3.2 We have heard the rival contentions and perused and carefully considered the material on record; including the judicial pronouncement cited. As regards the issue of reduction of the items of expenditure incurred in foreign currency such as issuance expenses, telecommunication charges, and foreign travel expenses etc.; which are attributable to the delivery of software outside India, the Hon’ble jurisdictional High Court of Karnataka in the case of CIT v Tata Elxsi Ltd (349 ITR 98) (Kar) has held that when certain expenses are excluded from the export turnover for the purposes of computing deduction admissible under the Act like u/s. 10A of the Act, such expenses are also to be excluded from total turnover as export turnover is a part of total turnover. Section 10A of the Act being pari meteria with sec. 10B of the Act, the aforesaid decision in the case of Tata Elxsi Ltd., 349 ITR 98, (kar). The decision in the case of Tata Elxsi Ltd (supra) has also been followed by the Hon’ble Court in its 5 order in the case of DCIT v Motor Industries Co. Ltd., (ITA No.
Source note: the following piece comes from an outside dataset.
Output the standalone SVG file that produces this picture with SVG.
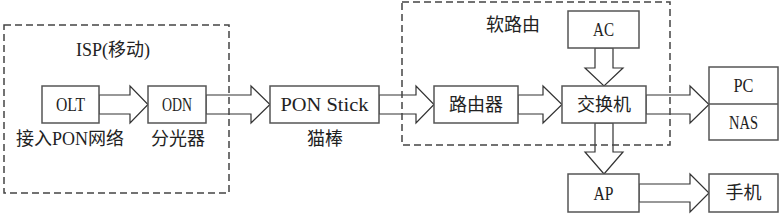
<svg xmlns="http://www.w3.org/2000/svg" width="783" height="214" viewBox="0 0 783 214">
<style>
.box{fill:#fff;stroke:#555;stroke-width:1.5}
.dash{fill:none;stroke:#444;stroke-width:1.5;stroke-dasharray:7,4}
.arr{fill:#fff;stroke:#333;stroke-width:1.2;stroke-linejoin:miter}
text{font-family:"Liberation Serif","Noto Sans CJK SC",serif;font-size:18px;fill:#222;text-anchor:middle;dominant-baseline:central}
.lt{font-size:19.5px}
</style>
<rect width="783" height="214" fill="#fff"/>
<g id="connectors">
<polygon class="arr" points="99,95 130,95 130,86 148,104.5 130,123 130,114 99,114"/>
<polygon class="arr" points="206,95 251,95 251,86 270,104.5 251,123 251,114 206,114"/>
<polygon class="arr" points="379,95 416,95 416,86 434,104.5 416,123 416,114 379,114"/>
<polygon class="arr" points="518,95 543,95 543,86 562,104.5 543,123 543,114 518,114"/>
<polygon class="arr" points="646,95 690,95 690,86 709,104.5 690,123 690,114 646,114"/>
<polygon class="arr" points="639,184 690,184 690,174 709,193 690,212 690,202 639,202"/>
<polygon class="arr" points="595,48 613,48 613,68 623,68 604,86 585,68 595,68"/>
<polygon class="arr" points="595,123 613,123 613,152 623,152 604,174 585,152 595,152"/>
</g>
<g id="isp">
<rect class="dash" x="4" y="25" width="225" height="168"/>
<text x="113" y="50">ISP(移动)</text>
</g>
<g id="softrouter">
<rect class="dash" x="402" y="2" width="268" height="143"/>
<text x="513" y="25">软路由</text>
</g>
<g id="olt">
<rect class="box" x="42" y="86" width="57" height="37"/>
<text class="lt" x="70.5" y="104.5" textLength="29" lengthAdjust="spacingAndGlyphs">OLT</text>
<text x="70" y="139">接入PON网络</text>
</g>
<g id="odn">
<rect class="box" x="148" y="86" width="58" height="37"/>
<text class="lt" x="177" y="104.5" textLength="30" lengthAdjust="spacingAndGlyphs">ODN</text>
<text x="178" y="139">分光器</text>
</g>
<g id="ponstick">
<rect class="box" x="270" y="86" width="109" height="37"/>
<text class="lt" x="324.5" y="104.5" textLength="88" lengthAdjust="spacingAndGlyphs">PON Stick</text>
<text x="325" y="139">猫棒</text>
</g>
<g id="router">
<rect class="box" x="434" y="86" width="84" height="37"/>
<text x="476" y="104.5">路由器</text>
</g>
<g id="switch">
<rect class="box" x="562" y="86" width="84" height="37"/>
<text x="604" y="104.5">交换机</text>
</g>
<g id="ac">
<rect class="box" x="568" y="11" width="71" height="37"/>
<text class="lt" x="603.5" y="29.5" textLength="21" lengthAdjust="spacingAndGlyphs">AC</text>
</g>
<g id="ap">
<rect class="box" x="568" y="174" width="71" height="38"/>
<text class="lt" x="603.5" y="193" textLength="20" lengthAdjust="spacingAndGlyphs">AP</text>
</g>
<g id="pcnas">
<rect class="box" x="709" y="67" width="69" height="73"/>
<line x1="709" y1="104" x2="778" y2="104" stroke="#555" stroke-width="1.5"/>
<text class="lt" x="743.5" y="85.5" textLength="20" lengthAdjust="spacingAndGlyphs">PC</text>
<text class="lt" x="743.5" y="122" textLength="29" lengthAdjust="spacingAndGlyphs">NAS</text>
</g>
<g id="phone">
<rect class="box" x="709" y="174" width="69" height="38"/>
<text x="743.5" y="193">手机</text>
</g>
</svg>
776/2006, 744/2007 and 1155/2006 dated 13.06.2014), holding that if any expenditure is sought to be removed from export turnover, then it should also be reduced from total turnover also for the purposes of computing the eligible deduction u/s. 10A/10B of the Act. In this legal and factual matrix of the case, as discussed above, we find no reason to interfere with or deviate from the finding rendered by the ld. CIT(A) on this issue, and therefore uphold the same. Consequently, the grounds S.Nos. 1 to 4 raised by revenue are dismissed.